PROMPT: Print all of the lines exactly. Any picture among them stays out.

SUPPLIED MATERIAL:
━━━━━━━━━━━━━━━━━━━━

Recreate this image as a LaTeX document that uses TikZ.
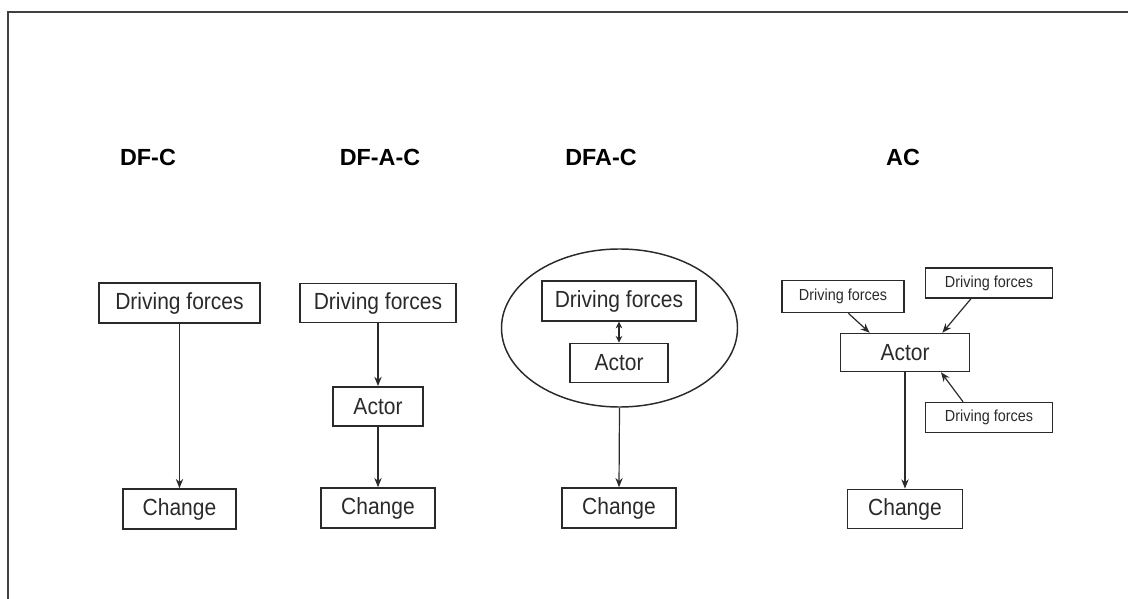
\documentclass[tikz,border=0pt]{standalone}
\usepackage{fontspec}
\setmainfont{Liberation Sans}[FakeStretch=0.9]
\newfontfamily\titlefont{Liberation Sans}
\usetikzlibrary{shapes.geometric,arrows.meta,calc}
\definecolor{ink}{HTML}{2A2A2A}
\tikzset{
  bx/.style={draw=ink, line width=1.1pt, inner sep=0pt, text=ink, font=\fontsize{17.5}{20}\selectfont},
  smallbx/.style={bx, font=\fontsize{12}{14}\selectfont},
  ttl/.style={text=black, font=\titlefont\bfseries\fontsize{17.5}{20}\selectfont},
  arr/.style={draw=ink, line width=0.9pt, -{Stealth[length=7pt,width=5.5pt]}},
  darr/.style={draw=ink, line width=0.9pt, {Stealth[length=5pt,width=5pt]}-{Stealth[length=5pt,width=5pt]}},
  frame/.style={draw=black!75, line width=1.5pt}
}
\begin{document}
\begin{tikzpicture}[x=0.75pt,y=-0.75pt]
\useasboundingbox (0,0) rectangle (1128,599);
\draw[frame] (1128,12) -- (8,12) -- (8,599);

% titles
\node[ttl] (t1) at (148,157) {DF-C};
\node[ttl] (t2) at (380,157) {DF-A-C};
\node[ttl] (t3) at (601,157) {DFA-C};
\node[ttl] (t4) at (903,157) {AC};

% DF-C
\node[bx, minimum width=120.75pt, minimum height=30pt] (df1) at (179.5,303) {Driving forces};
\node[bx, minimum width=85pt, minimum height=30pt] (ch1) at (179.5,509) {Change};
\draw[arr] (df1.south) -- (ch1.north);

% DF-A-C
\node[bx, minimum width=117pt, minimum height=29.5pt] (df2) at (378,303) {Driving forces};
\node[bx, minimum width=67.5pt, minimum height=29.5pt] (ac2) at (378,406.5) {Actor};
\node[bx, minimum width=85.5pt, minimum height=30pt] (ch2) at (378,508) {Change};
\draw[arr] (df2.south) -- (ac2.north);
\draw[arr] (ac2.south) -- (ch2.north);

% DFA-C
\node[draw=ink, line width=1.1pt, ellipse, minimum width=177pt, minimum height=118.5pt, inner sep=0pt] (ell) at (619.5,328) {};
\node[bx, minimum width=115.5pt, minimum height=30pt] (df3) at (619,301) {Driving forces};
\node[bx, minimum width=73.5pt, minimum height=29.5pt] (ac3) at (619,363) {Actor};
\node[bx, minimum width=85.5pt, minimum height=30pt] (ch3) at (619,508) {Change};
\draw[darr] (df3.south) -- (ac3.north);
\draw[arr] (ell.south) -- (ch3.north);

% AC
\node[bx, minimum width=96.75pt, minimum height=28.5pt] (ac4) at (905,352.5) {Actor};
\node[smallbx, minimum width=91.5pt, minimum height=24pt] (dfl) at (843,296.5) {Driving forces};
\node[smallbx, minimum width=95.25pt, minimum height=22.5pt] (dftr) at (989,283) {Driving forces};
\node[smallbx, minimum width=95.25pt, minimum height=22.5pt] (dfbr) at (989,417.5) {Driving forces};
\node[bx, minimum width=86pt, minimum height=29.5pt] (ch4) at (905,509) {Change};
\draw[arr] ([xshift=4pt]dfl.south) -- ([xshift=-26.5pt]ac4.north);
\draw[arr] ([xshift=-13.5pt]dftr.south) -- ([xshift=28pt]ac4.north);
\draw[arr] ([xshift=-19.5pt]dfbr.north) -- ([xshift=27pt]ac4.south);
\draw[arr] (ac4.south) -- (ch4.north);
\end{tikzpicture}
\end{document}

━━━━━━━━━━━━━━━━━━━━

EXERCISE RESPONSE:
Recreate this image as a LaTeX document that uses TikZ.
\documentclass[tikz,border=0pt]{standalone}
\usepackage{fontspec}
\setmainfont{Liberation Sans}[FakeStretch=0.9]
\newfontfamily\titlefont{Liberation Sans}
\usetikzlibrary{shapes.geometric,arrows.meta,calc}
\definecolor{ink}{HTML}{2A2A2A}
\tikzset{
  bx/.style={draw=ink, line width=1.1pt, inner sep=0pt, text=ink, font=\fontsize{17.5}{20}\selectfont},
  smallbx/.style={bx, font=\fontsize{12}{14}\selectfont},
  ttl/.style={text=black, font=\titlefont\bfseries\fontsize{17.5}{20}\selectfont},
  arr/.style={draw=ink, line width=0.9pt, -{Stealth[length=7pt,width=5.5pt]}},
  darr/.style={draw=ink, line width=0.9pt, {Stealth[length=5pt,width=5pt]}-{Stealth[length=5pt,width=5pt]}},
  frame/.style={draw=black!75, line width=1.5pt}
}
\begin{document}
\begin{tikzpicture}[x=0.75pt,y=-0.75pt]
\useasboundingbox (0,0) rectangle (1128,599);
\draw[frame] (1128,12) -- (8,12) -- (8,599);

% titles
\node[ttl] (t1) at (148,157) {DF-C};
\node[ttl] (t2) at (380,157) {DF-A-C};
\node[ttl] (t3) at (601,157) {DFA-C};
\node[ttl] (t4) at (903,157) {AC};

% DF-C
\node[bx, minimum width=120.75pt, minimum height=30pt] (df1) at (179.5,303) {Driving forces};
\node[bx, minimum width=85pt, minimum height=30pt] (ch1) at (179.5,509) {Change};
\draw[arr] (df1.south) -- (ch1.north);

% DF-A-C
\node[bx, minimum width=117pt, minimum height=29.5pt] (df2) at (378,303) {Driving forces};
\node[bx, minimum width=67.5pt, minimum height=29.5pt] (ac2) at (378,406.5) {Actor};
\node[bx, minimum width=85.5pt, minimum height=30pt] (ch2) at (378,508) {Change};
\draw[arr] (df2.south) -- (ac2.north);
\draw[arr] (ac2.south) -- (ch2.north);

% DFA-C
\node[draw=ink, line width=1.1pt, ellipse, minimum width=177pt, minimum height=118.5pt, inner sep=0pt] (ell) at (619.5,328) {};
\node[bx, minimum width=115.5pt, minimum height=30pt] (df3) at (619,301) {Driving forces};
\node[bx, minimum width=73.5pt, minimum height=29.5pt] (ac3) at (619,363) {Actor};
\node[bx, minimum width=85.5pt, minimum height=30pt] (ch3) at (619,508) {Change};
\draw[darr] (df3.south) -- (ac3.north);
\draw[arr] (ell.south) -- (ch3.north);

% AC
\node[bx, minimum width=96.75pt, minimum height=28.5pt] (ac4) at (905,352.5) {Actor};
\node[smallbx, minimum width=91.5pt, minimum height=24pt] (dfl) at (843,296.5) {Driving forces};
\node[smallbx, minimum width=95.25pt, minimum height=22.5pt] (dftr) at (989,283) {Driving forces};
\node[smallbx, minimum width=95.25pt, minimum height=22.5pt] (dfbr) at (989,417.5) {Driving forces};
\node[bx, minimum width=86pt, minimum height=29.5pt] (ch4) at (905,509) {Change};
\draw[arr] ([xshift=4pt]dfl.south) -- ([xshift=-26.5pt]ac4.north);
\draw[arr] ([xshift=-13.5pt]dftr.south) -- ([xshift=28pt]ac4.north);
\draw[arr] ([xshift=-19.5pt]dfbr.north) -- ([xshift=27pt]ac4.south);
\draw[arr] (ac4.south) -- (ch4.north);
\end{tikzpicture}
\end{document}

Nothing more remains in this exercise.